Monday, April 20, 2009

A Church Celebrating 40 Years

This year marks the 40th anniversary of Clearwater Community Church. It is a church with a rich history centered on the Gospel, the preaching of the Word, and the Great Commission. Throughout our history (see below) God's faithfulness has truly been evident, and it's to His praise and glory that we celebrate this milestone.

A Brief History of Clearwater Community Church

God began His work in what is now known as Clearwater Community Church when five families gathered together to worship and pray in February 1969. Their hearts were committed to the idea of glorifying God through worship, discipleship, and evangelism.

The church soon rented the teaching auditorium at St. Petersburg Junior College (Clearwater campus) and began to hold services there. The needs of the children were met with the purchase of a large empty house trailer, which served as a portable nursery. About 100 worshippers attended the first service where Dr. Haddon Robinson, a former professor of Dallas Theological Seminary, provided the sermon. Guest speakers continued to lead the congregation until Pastor Jim Rose was called to serve as their first full-time pastor/teacher.

By 1980, God continued to bless the church and in the latter part of that year, the congregation moved into its own building on Landmark Drive in the Countryside area of Clearwater. It was during this time that God blessed CCC with remarkable growth and eventually there was a great need for expansion. Then in 1992, after much fervent prayer, the church voted to sell the existing building to a nearby Methodist Church, and services were temporarily held at the Kent Jewish Community Center while the church began the process of building its present facility on Belcher Road.

A spirit of unity and excitement filled the hearts of the congregation as they moved into the new facilities on Belcher Road in November 1994. Now today, as God continues to build His church, the hearts of those who make up Clearwater Community Church are committed to glorifying God by making disciples who will use their gifts to meet the needs of the greater Clearwater community. There is much excitement about what lies ahead, and as the church remains faithful to its original calling, we will, by God’s grace, bear much fruit for the Kingdom of Christ. It is indeed His church, and we are His people, the sheep of His pasture (Psalm 100:3).

Tuesday, April 7, 2009

Forgiveness...The Nature of the Cross

"Father, forgive them, for they do not know what they are doing.”
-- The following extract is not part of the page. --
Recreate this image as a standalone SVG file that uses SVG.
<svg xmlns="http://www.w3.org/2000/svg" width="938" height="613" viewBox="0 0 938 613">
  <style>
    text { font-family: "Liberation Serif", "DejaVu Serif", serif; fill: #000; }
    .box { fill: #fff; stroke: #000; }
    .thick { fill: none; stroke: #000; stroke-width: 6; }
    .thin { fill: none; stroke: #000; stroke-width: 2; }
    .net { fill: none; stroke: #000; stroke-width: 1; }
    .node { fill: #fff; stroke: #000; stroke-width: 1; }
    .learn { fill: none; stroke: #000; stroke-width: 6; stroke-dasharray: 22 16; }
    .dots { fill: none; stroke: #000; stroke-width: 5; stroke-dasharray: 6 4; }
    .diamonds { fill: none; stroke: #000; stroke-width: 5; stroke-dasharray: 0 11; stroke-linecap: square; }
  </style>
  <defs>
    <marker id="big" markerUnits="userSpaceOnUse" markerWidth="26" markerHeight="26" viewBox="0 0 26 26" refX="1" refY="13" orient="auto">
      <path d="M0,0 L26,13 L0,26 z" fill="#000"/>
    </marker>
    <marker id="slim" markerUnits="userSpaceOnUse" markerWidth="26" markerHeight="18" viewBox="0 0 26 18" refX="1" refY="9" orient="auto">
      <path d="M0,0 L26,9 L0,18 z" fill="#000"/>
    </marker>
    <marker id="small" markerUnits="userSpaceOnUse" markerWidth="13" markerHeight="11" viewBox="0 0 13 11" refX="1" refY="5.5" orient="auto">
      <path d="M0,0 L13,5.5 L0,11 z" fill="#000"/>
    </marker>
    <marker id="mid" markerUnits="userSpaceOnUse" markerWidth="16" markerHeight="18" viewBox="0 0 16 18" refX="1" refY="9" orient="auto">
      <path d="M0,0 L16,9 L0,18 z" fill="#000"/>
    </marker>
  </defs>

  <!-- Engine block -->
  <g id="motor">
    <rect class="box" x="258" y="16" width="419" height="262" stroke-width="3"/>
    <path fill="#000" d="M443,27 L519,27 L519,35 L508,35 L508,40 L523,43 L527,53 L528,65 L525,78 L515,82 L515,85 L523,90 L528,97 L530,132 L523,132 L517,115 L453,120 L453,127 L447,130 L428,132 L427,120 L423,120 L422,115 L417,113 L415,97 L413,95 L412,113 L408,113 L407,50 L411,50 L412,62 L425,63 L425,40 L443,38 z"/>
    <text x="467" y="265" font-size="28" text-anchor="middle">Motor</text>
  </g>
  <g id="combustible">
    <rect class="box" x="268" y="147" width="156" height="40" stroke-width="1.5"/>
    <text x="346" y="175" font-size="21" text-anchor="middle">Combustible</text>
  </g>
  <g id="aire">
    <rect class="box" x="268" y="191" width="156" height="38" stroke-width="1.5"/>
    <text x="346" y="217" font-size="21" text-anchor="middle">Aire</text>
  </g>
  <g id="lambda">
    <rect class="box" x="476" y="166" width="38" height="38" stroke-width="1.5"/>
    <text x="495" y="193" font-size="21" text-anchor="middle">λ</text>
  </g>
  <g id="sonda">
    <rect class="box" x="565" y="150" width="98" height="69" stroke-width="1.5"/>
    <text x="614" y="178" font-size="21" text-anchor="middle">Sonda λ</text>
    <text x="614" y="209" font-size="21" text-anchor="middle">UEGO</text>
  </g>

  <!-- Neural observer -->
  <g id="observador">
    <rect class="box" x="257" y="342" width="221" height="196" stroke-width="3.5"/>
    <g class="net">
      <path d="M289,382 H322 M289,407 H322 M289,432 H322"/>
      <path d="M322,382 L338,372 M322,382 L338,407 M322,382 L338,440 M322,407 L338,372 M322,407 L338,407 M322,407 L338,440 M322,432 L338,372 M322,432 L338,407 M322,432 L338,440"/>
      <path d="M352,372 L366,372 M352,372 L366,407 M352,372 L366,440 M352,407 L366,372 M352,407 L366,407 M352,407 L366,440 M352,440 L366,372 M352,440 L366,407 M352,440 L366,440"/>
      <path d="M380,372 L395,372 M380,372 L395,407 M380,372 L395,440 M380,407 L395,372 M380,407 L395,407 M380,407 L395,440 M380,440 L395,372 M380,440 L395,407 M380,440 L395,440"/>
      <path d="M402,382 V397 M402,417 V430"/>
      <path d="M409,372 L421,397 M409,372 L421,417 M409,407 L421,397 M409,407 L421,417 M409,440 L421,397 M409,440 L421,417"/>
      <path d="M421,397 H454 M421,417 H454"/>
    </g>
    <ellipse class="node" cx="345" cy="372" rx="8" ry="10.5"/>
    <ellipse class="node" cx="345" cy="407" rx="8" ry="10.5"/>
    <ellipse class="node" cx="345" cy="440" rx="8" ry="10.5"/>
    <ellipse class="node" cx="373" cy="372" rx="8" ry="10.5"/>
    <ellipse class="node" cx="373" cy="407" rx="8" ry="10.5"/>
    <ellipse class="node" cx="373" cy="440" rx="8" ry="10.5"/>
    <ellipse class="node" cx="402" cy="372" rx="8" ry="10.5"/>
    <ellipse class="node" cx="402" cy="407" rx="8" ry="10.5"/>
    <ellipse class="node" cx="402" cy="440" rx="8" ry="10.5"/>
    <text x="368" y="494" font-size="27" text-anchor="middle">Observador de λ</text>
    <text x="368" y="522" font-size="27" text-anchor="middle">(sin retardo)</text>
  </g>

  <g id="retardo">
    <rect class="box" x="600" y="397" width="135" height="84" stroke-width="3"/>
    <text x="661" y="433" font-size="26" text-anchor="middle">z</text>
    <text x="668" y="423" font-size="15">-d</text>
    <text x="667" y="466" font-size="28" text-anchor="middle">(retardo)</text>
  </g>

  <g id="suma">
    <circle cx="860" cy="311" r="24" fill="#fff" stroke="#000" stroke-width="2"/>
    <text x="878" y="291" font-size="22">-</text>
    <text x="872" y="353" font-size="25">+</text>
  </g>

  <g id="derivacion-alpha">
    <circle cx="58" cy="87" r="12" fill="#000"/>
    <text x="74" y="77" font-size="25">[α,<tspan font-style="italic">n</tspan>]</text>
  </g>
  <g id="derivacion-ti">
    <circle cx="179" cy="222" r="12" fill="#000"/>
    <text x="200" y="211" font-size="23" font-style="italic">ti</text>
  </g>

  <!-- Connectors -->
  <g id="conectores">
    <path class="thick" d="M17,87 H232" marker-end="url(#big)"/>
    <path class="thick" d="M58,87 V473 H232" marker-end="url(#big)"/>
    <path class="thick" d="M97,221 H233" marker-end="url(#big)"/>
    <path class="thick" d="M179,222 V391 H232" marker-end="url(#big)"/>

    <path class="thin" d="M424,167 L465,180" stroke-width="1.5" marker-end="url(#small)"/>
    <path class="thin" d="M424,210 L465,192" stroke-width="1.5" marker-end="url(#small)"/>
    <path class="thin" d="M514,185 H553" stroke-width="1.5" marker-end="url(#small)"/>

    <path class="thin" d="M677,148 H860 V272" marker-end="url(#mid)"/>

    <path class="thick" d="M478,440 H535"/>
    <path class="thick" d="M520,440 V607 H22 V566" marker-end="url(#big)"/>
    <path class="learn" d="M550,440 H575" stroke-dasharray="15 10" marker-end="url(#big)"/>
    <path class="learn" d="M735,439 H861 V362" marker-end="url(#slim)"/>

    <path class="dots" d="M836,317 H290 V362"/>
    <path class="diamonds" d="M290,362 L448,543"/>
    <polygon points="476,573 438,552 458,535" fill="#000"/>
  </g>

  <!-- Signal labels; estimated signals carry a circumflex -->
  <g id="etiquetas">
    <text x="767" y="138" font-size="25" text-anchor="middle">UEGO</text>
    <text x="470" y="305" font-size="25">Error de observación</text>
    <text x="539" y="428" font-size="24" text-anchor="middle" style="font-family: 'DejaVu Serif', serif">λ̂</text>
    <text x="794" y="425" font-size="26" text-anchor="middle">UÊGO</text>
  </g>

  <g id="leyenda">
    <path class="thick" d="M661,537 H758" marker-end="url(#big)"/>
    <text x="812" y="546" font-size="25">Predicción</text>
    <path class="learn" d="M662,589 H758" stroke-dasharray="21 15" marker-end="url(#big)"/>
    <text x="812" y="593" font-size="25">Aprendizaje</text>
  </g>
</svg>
Crucifixion was one of the worst ways a man could die. The Romans often killed people this way, and here in Jerusalem their sight of crucifixion was a place called the Skull – an appropriate title since this place came to represent death. The process of dying was drawn out over a period of time. It began with what was called scourging – where a prisoner was bent over, tied to a post, and whipped on his bare back with a lash or a whip that had either pieces of bone or metal tied to the end of it.

It was a cruel punishment. And the punishment continued as the criminal was to carry the cross on his bloody back all the way up the hill, where the even more graphic details of death were to be carried out.
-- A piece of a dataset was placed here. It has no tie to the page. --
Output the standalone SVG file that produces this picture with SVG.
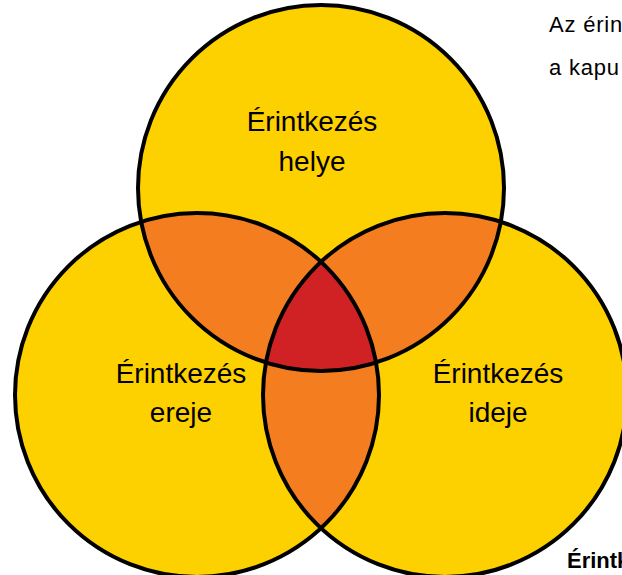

But why this man? Was he a wicked criminal deserving of death? No, in fact, we know him as a man without sin who raised people from the dead, who caused the deaf and the dumb to hear and speak again, who gave sight to the blind, who told the lame to get up and walk, whose gentle touch and words of love could restore hope and joy, and heal the body and soul.

But now, here he was. Jesus, the man who healed, was now himself bruised and battered, spit upon and falsely accused. And he said, “Father forgive them?”
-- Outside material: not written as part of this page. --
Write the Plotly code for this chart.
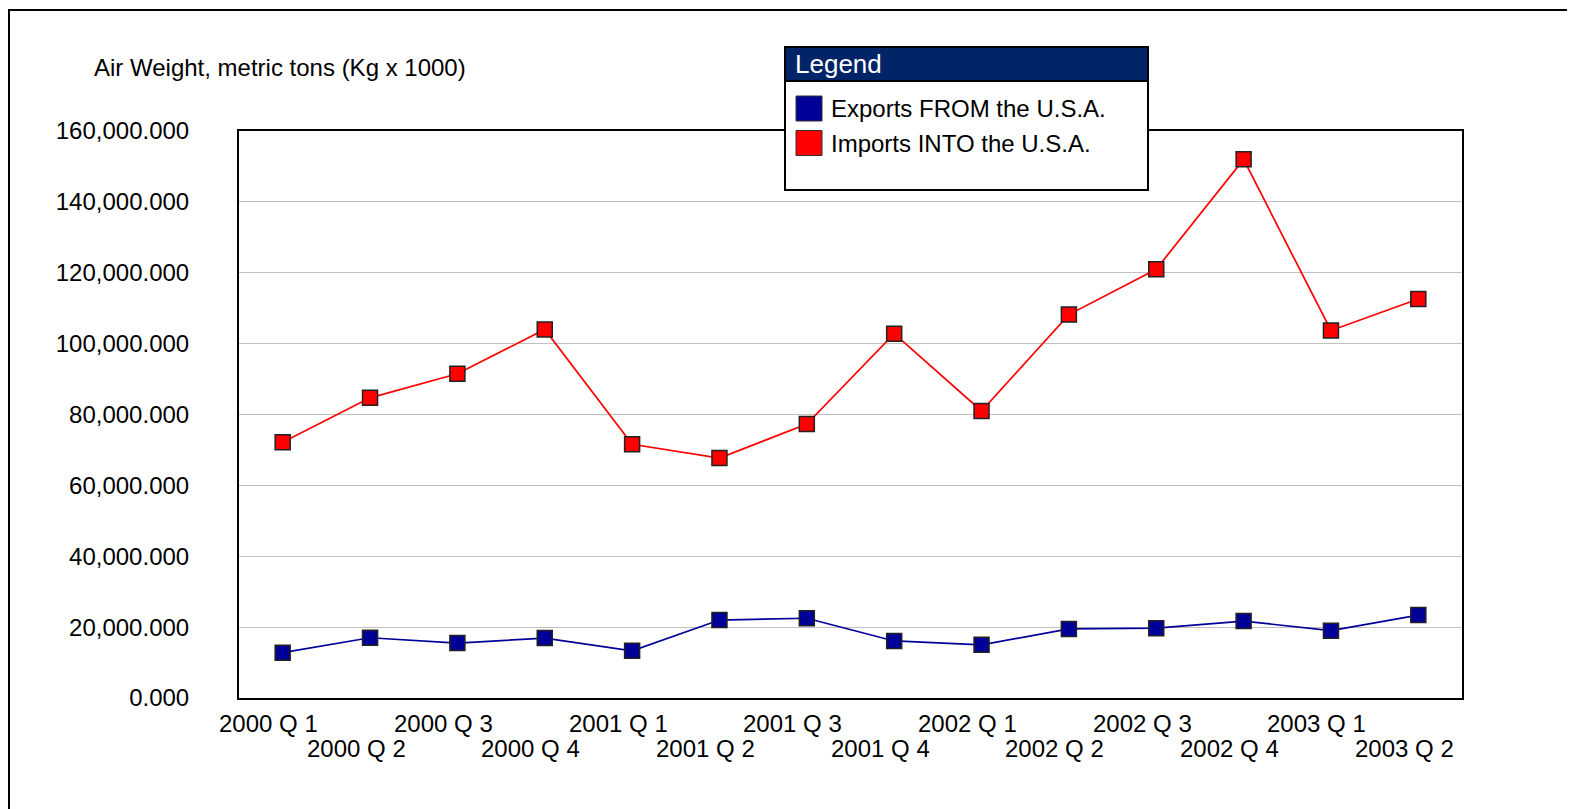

The teachers of the law had claimed that he was a blasphemer, and even said that, “he was of the devil.” Over and over insults and spit were hurled at him, as if beating him wasn’t enough. The soldiers had placed a crown of sharp, skin piercing thorns upon his head. In order to make the pain more treacherous, they jammed the crown down further and further as they struck him on the head with a staff. Some people were ruthless; their blood was burning with hate and filled with anger. But there were also those who were laughing. Some thought it was funny. Scripture tell us that the soldiers would sarcastically fall to their knees and pay homage to him, shouting “Hail, king of the Jews.” And he said, “Father, forgive them?”

Christ was condemned to death like a common criminal -- as if he was nothing more than a thug or a thief! And everywhere there was more shouting, more words were tossed at him. But the words that Jesus returned were very different.

Out of all this injustice, all these lies and all of this pain, when nails were being driven in his feet and hands, Jesus had every right to bring down words of instant judgment upon them. He could have called a legion of angels to strike down each soldier, or to silence each laugh, in order to make right this wrong he was suffering, to end this misery that he was facing.

But he didn’t do that. Instead of words of hate and retaliation or revenge and justice or firing out words of death, he spoke words of life. Words that would have a sudden impact on a Roman centurion and a few who surrounded him. In fact the centurion said, “Surely this man was the Son of God!”

Jesus’ words were words filled with compassion for these people who did not realize what was actually happening at that very moment –when the enormous weight of sin was placed upon his shoulders. No, they weren’t words of judgment, but words of grace and life, and some of them sounded like this: “Father, forgive them, for they do not know what they are doing.” It is the substance of these words that today remind us of one of the most undeserved blessings that God showers on those who believe, and that is the blessing of forgiveness. Forgiveness, resulting in eternal life.